In der jungen Bundesrepublik fand man an jeder Ecke Alt-Nazis. Beispielsweise war eine große Anzahl der Funktionäre im Bund der Vertriebenen Alt Nazis. Das Oberlandesgericht München hat seine eigene Vergangenheit durchleuchten lassen. Im Endergebnis wurde bekannt, dass das OLG München nach 1945 nicht eine einzige strafrechtliche Verurteilung eines Richters wegen eines Rechtssprechungsakt im Nationalsozialismus gegeben hat. Dafür gab es Beförderungen. Alt-Nazis wurden Oberpräsidenten.

... und Arbeitgeberpräsidenten, Ministerpräsidenten, Staatssekretäre, Minister und Bundeskanzler.
 
Das sie nicht tätig werden musste, lag aber an der damals gängigen Interpretation des geltenden Rechts durch die Gerichte.
Insofern wurde hier keine Ausnahme gemacht und es liegt auch keine Pflichtversäumnis seitens der Staatsanwaltschaft vor. Genau das wäre aber der Fall, wenn man jetzt von Verfolgung absehen würde.


Das kann man von einem Jugendlichen nicht erwarten. Was man von einem Jugendlichen durchaus aber erwarten kann, ist dass er oder sie erkennt, dass es falsch ist anderen dabei zu helfen Menschen zu ermorden.

Und dann sind wir an einem Punkt, wo es knifflig wird.

Ich denke man kann auch von einem Jugendlichen erwarten zu erkennen, dass es falsch und unrecht ist, als bewaffneter Posten dafür zu Sorgen, dass Menschen einem dezidierten Mordprogramm zugeführt werden und dem nicht entkommen können.
Ich denke auch, dass man von einem jugendlichen erwarten kann, zu erkennen, dass es falsch und unrecht ist, im Rahmen einer Tätigkeit als Schreibkraft dezidierte Mordbefehle abzufassen (gleich wer sie diktiert hat) und sie zu übermitteln.

Das sind die beiden Dinge, wo ich sagen würde, dass darf man erwarten und dafür sollte man auch strafen.

Das sehe ich auch so! Es gibt seit Jahrhunderten doch so etwas wie Ethik. Seit Jahrhunderten gab es die Zehn Gebote, und mag es auch noch so rudimentär entwickelt sein-so etwas wie ein Gewissen hat doch jeder, und jeder muss es innerlich totschlagen. So sehr die Propaganda und die Nazi-Nomenklatura sich auch bemühten, das alles als gut und richtig und als harte aber notwendige Maßnahme hinzustellen, so war doch den Tätern wohl bekannt, dass sich das nicht rechtfertigen ließ.

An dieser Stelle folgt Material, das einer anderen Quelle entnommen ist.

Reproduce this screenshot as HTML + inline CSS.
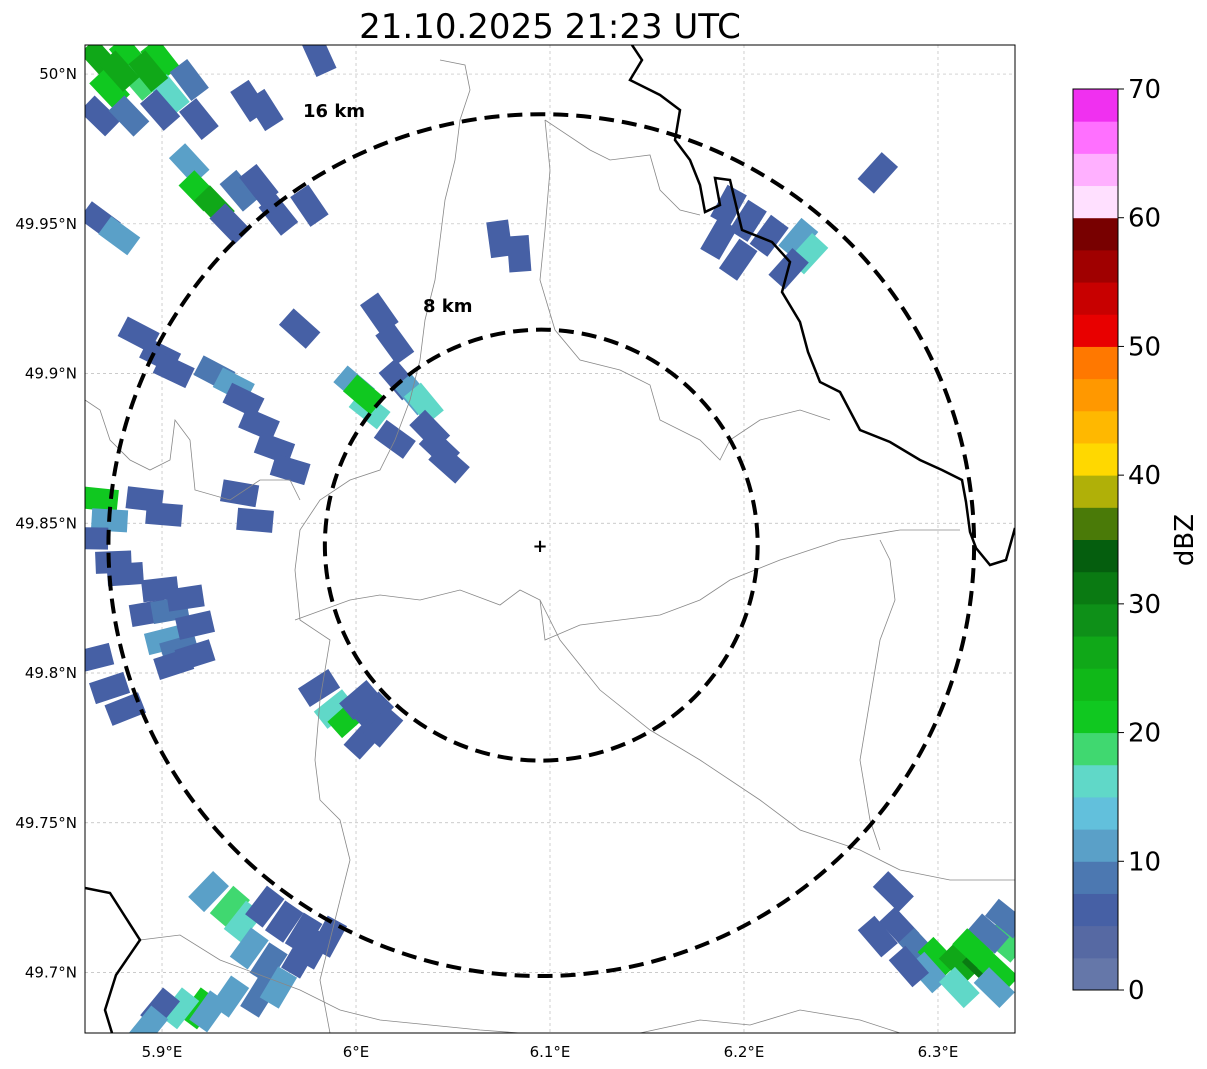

Bei den Auschwitz-Prozessen wurde auch der Darmstädter Hans Stark angeklagt. Stark war als 17 oder 18-jähriger Schüler nach Auschwitz gekommen. Häftlinge berichteten übereinstimmend, dass Stark einer der brutalsten Täter war. Nie hatte er so etwas wie Mitleid gezeigt-im Gegenteil. Im zarten Alter von 18 Jahren wurde Stark zum Herren über Leben und Tod.

In seinem Schlusswort sagte Hans Stark, dass er an der Tötung vieler Menschen mitgewirkt habe, und in den letzten Jahren sich immer wieder gefragt habe, ob er zum Verbrecher geworden sei. Er habe darauf keine Antwort gefunden.